Eight months ago, I made the hardest decision of my life: I took my mother to court. It wasn’t out of spite or revenge—it was out of necessity, a desperate measure to protect the most innocent soul in my life: my five-year-old daughter, Alani. This story is about betrayal, heartbreak, and the moment I had to choose between family ties and my daughter’s safety.
I’m Holden Morrison, a 33-year-old sales director at Oakwood Furniture, based in Denver, Colorado. I live with my wife, Bailey, and our daughter, Alani, in a peaceful suburban neighborhood. Our lives were simple and joyful, filled with laughter and weekend visits to my mother, Viola, who used to dote on her granddaughter. Viola had always been affectionate toward Alani, reading her stories, buying her gifts, and volunteering to babysit. I believed she loved Alani as much as we did. I believed she could be trusted. I was wrong.
Six months ago, Bailey had to leave for a critical business trip to London, and I had the most important meeting of my career—a $700,000 international contract that would elevate my company to new heights. Caught between obligations, I called my mother and asked her to pick Alani up from school. She agreed without hesitation, and I was relieved. But what happened that afternoon shattered my trust and altered the course of my relationship with my mother forever.
During my meeting, I received an urgent call from Officer Johnson at the Denver Police Department. My heart sank when he said my daughter was at the station. Terrified, I abandoned the meeting and drove through a fog of fear and guilt, trying to reach my mother but getting no answer. I feared the worst—had she been in an accident? Had something happened to her?
The truth was far more horrifying.
When I arrived at the station, Officer Johnson explained that a passerby had found Alani crying alone at Riverside Park. She had been left there for over 15 minutes with no adult in sight. My daughter—my five-year-old baby—had been abandoned by the one person I trusted to care for her. When I saw her, disheveled and sobbing, clutching her teddy bear, I broke down. “Daddy, I was so scared,” she cried. “Grandma said she would buy me ice cream but then she disappeared.”
Officer Johnson later confirmed through security footage that my mother had deliberately left Alani at the park and driven away. She hadn’t been hurt or in danger—she simply walked away. It was a conscious act of abandonment. Why? Because I had done something my mother couldn’t forgive—I had pressed charges against my brother, her golden child, for stealing $20,000 from the sale of my car and blowing it at a casino. In retaliation, my mother put my daughter’s safety at risk.

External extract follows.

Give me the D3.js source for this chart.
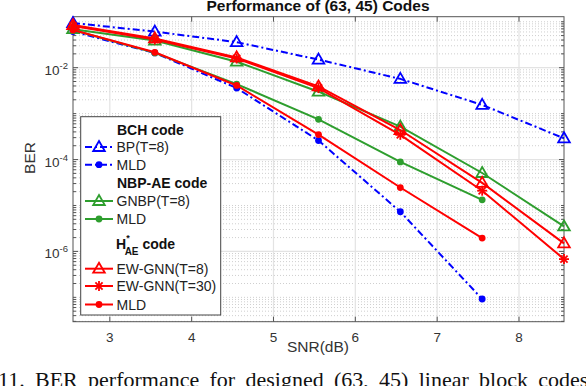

I couldn’t sleep that night. Once I ensured Alani was safe with her maternal grandparents, I went to confront my mother. I stood in front of the house I grew up in, the place filled with childhood memories and love. But that night, it felt foreign. That night, it was the home of the woman who abandoned my child.
The betrayal cut deeper than I can describe. I had spent my life believing family meant unconditional love. But in that moment, I realized that love without accountability is dangerous. No matter who it was—mother, brother, anyone—if they threatened my child’s safety, they no longer had a place in our lives.
That’s why I took my mother to court. The legal route was the only way to ensure she would never be in a position to hurt Alani again. It was not vengeance; it was protection. It was my duty as a father.
Today, my relationship with my mother is nonexistent. But Alani is thriving. She’s back to smiling, playing, and running into my arms. And every night when she says, “Daddy, I love you more than anything in the world,” I know I made the right choice.
Sometimes doing the right thing means walking away from people you once trusted. Especially when doing so is the only way to keep your child safe.